[Given problem]
Return every line of the data below that includes the string "produces".

----------------------------------------

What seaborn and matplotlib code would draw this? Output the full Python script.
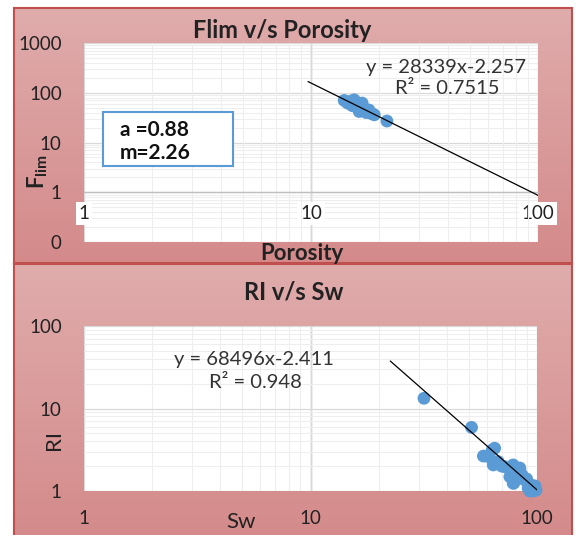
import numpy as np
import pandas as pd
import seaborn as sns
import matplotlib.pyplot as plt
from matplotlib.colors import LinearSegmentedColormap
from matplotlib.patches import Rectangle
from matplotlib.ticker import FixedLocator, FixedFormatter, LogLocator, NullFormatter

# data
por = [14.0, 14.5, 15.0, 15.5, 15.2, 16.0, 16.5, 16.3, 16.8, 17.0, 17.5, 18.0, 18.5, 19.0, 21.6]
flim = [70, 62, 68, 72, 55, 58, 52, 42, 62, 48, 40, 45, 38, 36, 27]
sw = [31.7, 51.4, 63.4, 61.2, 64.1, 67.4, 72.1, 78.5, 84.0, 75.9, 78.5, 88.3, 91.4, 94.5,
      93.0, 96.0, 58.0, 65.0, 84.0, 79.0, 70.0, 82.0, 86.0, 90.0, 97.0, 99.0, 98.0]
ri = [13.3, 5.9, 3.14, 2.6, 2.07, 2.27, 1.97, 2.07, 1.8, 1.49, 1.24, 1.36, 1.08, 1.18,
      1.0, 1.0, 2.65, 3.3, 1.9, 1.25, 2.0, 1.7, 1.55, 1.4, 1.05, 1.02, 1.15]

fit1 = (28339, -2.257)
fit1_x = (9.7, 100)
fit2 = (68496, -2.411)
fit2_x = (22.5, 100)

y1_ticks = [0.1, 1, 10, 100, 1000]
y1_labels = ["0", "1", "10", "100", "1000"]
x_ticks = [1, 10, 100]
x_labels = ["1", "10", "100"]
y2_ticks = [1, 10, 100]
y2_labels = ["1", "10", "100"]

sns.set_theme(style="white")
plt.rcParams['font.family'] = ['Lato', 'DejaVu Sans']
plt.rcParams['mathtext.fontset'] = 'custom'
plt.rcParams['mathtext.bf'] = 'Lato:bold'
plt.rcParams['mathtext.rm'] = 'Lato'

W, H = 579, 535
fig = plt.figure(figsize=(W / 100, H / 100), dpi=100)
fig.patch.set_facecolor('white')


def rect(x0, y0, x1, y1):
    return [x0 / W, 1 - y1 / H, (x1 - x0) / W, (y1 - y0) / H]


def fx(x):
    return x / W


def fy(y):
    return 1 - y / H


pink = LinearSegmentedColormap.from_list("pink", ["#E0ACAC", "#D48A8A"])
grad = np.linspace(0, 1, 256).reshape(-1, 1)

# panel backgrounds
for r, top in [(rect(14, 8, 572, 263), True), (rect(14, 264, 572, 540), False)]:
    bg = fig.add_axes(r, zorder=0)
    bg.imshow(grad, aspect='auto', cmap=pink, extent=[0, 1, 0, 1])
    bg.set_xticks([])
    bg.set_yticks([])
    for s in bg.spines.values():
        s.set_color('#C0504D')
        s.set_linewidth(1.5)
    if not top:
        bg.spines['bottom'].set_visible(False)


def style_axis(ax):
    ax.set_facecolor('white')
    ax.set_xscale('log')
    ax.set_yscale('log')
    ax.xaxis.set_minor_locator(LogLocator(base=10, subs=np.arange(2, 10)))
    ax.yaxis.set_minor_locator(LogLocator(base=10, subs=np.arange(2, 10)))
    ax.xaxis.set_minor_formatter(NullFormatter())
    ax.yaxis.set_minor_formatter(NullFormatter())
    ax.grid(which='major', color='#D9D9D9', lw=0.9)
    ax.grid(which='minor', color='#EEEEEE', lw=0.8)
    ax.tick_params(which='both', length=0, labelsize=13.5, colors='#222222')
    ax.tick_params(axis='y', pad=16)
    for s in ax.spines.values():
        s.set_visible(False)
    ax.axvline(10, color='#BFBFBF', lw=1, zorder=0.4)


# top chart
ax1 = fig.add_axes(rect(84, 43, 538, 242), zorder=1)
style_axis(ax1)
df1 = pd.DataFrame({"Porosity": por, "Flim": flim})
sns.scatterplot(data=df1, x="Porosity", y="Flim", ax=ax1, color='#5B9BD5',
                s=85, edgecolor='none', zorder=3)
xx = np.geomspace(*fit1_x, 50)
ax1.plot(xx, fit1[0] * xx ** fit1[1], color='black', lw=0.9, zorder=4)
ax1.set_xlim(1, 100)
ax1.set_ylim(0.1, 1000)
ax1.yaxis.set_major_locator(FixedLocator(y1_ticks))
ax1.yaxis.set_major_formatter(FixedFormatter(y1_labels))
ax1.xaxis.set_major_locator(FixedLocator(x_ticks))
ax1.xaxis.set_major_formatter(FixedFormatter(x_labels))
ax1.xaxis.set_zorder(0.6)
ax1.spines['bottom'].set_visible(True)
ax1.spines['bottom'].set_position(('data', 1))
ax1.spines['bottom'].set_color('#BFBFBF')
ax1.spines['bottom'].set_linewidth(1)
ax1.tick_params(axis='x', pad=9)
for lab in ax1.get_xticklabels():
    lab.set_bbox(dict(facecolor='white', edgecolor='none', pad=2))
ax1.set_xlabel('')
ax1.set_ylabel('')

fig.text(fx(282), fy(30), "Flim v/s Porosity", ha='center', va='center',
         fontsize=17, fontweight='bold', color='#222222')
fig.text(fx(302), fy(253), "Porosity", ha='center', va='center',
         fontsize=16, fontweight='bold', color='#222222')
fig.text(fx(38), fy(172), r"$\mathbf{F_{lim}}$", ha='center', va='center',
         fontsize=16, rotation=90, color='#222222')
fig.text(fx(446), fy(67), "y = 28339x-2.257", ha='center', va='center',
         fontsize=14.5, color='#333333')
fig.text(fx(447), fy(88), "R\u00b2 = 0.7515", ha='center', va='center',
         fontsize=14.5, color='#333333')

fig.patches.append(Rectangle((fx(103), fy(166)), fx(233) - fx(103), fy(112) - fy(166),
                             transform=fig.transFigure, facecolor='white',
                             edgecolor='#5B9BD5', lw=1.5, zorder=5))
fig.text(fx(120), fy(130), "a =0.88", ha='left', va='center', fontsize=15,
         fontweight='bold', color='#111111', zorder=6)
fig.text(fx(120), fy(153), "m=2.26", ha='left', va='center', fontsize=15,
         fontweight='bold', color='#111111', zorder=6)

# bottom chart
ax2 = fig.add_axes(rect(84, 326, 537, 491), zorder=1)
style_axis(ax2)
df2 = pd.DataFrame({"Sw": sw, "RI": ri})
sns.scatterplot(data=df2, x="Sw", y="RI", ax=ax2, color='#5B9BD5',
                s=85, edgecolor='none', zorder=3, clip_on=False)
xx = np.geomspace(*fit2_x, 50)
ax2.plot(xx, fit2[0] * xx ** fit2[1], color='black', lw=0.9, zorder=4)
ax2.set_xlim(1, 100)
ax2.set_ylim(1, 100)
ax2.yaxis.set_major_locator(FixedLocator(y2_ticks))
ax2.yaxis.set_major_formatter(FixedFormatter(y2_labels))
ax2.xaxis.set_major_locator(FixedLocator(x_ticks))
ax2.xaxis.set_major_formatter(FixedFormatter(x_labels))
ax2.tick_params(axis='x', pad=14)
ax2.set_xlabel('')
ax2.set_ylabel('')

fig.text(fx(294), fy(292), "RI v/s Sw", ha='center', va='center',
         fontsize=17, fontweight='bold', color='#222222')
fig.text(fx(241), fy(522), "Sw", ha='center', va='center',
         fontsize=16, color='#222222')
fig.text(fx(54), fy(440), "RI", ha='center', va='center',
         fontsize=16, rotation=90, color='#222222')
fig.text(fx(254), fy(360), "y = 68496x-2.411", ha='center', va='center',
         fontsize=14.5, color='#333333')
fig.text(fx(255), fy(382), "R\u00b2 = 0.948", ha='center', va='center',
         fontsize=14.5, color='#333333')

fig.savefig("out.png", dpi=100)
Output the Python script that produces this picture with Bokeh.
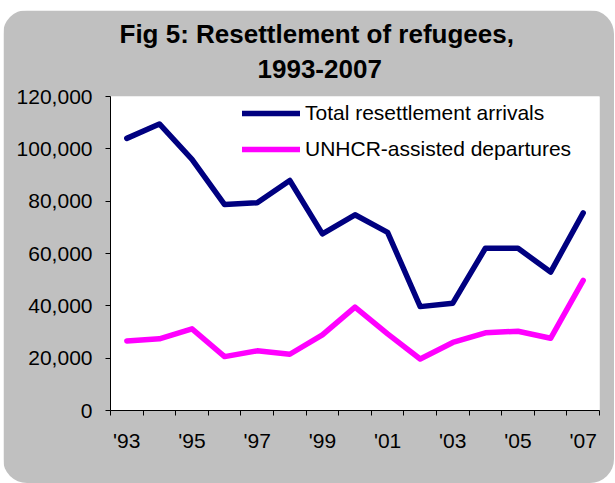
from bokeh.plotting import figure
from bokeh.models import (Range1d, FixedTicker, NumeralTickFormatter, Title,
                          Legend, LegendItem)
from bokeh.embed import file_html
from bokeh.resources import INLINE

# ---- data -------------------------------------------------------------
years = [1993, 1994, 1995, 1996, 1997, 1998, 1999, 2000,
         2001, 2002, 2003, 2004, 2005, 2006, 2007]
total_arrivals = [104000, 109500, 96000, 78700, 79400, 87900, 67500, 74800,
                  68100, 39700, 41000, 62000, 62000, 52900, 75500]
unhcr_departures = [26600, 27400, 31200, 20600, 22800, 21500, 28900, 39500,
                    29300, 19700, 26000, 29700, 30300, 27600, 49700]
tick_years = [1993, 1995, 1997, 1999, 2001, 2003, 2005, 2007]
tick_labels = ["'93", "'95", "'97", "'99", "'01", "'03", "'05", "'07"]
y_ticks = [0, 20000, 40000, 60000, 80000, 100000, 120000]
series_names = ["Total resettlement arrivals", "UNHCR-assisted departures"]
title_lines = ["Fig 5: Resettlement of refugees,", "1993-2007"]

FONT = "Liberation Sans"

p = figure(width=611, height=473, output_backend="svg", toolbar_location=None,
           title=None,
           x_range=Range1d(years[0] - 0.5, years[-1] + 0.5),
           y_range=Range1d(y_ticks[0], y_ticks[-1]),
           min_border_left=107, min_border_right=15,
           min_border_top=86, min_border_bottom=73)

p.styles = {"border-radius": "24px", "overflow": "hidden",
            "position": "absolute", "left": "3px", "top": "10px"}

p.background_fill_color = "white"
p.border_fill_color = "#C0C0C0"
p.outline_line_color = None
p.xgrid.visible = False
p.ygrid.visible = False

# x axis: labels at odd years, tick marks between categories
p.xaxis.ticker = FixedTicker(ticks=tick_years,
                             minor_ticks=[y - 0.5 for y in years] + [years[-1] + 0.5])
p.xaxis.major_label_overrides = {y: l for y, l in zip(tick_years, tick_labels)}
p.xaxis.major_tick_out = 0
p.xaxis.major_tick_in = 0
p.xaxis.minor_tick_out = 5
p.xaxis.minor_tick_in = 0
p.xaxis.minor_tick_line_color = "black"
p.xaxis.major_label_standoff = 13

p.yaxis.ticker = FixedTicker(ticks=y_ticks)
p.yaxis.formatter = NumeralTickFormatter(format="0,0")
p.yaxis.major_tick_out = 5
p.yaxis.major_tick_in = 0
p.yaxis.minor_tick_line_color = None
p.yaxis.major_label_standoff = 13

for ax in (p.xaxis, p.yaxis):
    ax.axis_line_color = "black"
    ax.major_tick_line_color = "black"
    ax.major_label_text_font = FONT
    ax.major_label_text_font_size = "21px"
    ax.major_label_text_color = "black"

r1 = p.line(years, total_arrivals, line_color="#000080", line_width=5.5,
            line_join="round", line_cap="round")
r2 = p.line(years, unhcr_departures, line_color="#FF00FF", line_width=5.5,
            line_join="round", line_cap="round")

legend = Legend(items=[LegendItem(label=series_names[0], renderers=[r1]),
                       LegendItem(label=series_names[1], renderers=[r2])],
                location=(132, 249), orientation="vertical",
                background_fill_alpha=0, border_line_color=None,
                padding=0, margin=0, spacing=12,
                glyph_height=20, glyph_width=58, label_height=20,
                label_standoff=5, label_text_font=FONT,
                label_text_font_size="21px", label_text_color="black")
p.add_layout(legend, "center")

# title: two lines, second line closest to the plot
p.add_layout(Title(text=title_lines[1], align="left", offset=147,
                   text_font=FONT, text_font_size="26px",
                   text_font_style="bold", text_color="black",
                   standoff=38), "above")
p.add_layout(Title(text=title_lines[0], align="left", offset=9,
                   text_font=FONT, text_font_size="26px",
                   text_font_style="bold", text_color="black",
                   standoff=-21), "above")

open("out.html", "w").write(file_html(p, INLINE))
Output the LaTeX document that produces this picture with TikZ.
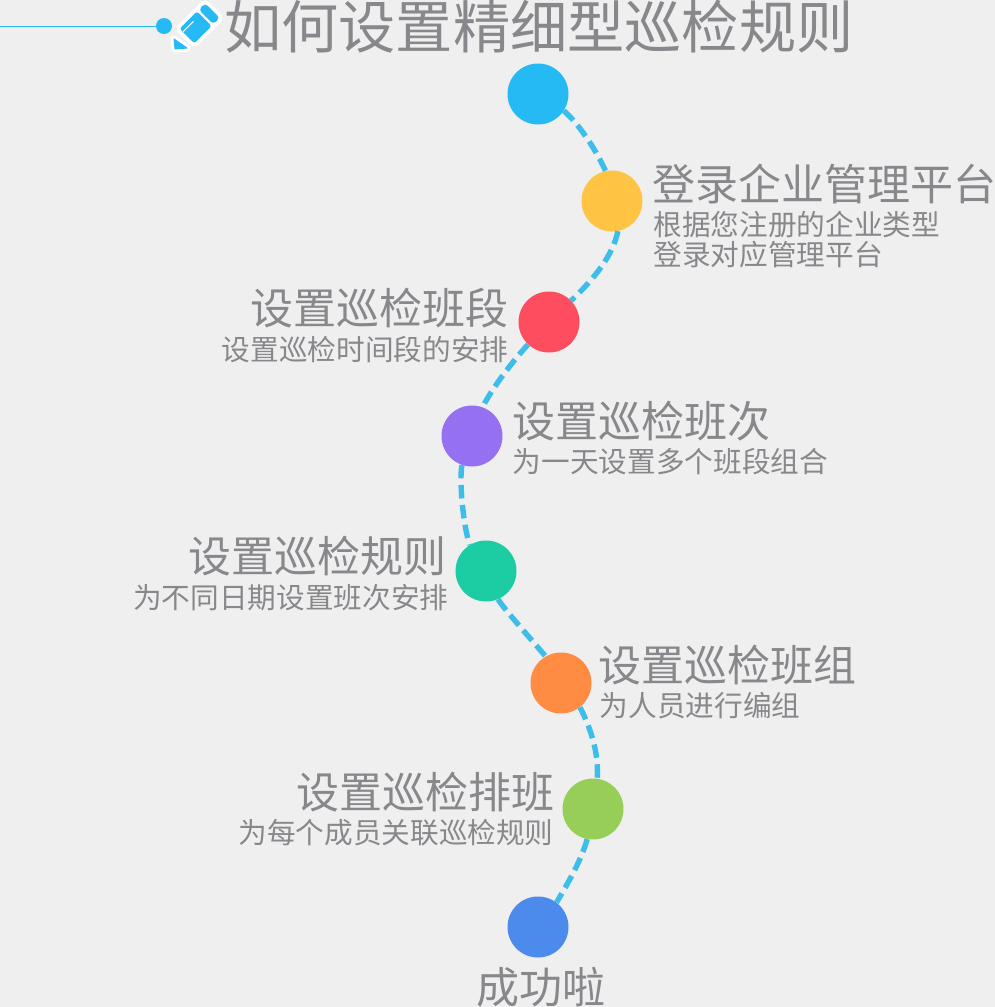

----------------------------------------

[Output for this exercise]
Output the Python script that produces this picture with Bokeh.
Output the LaTeX document that produces this picture with TikZ.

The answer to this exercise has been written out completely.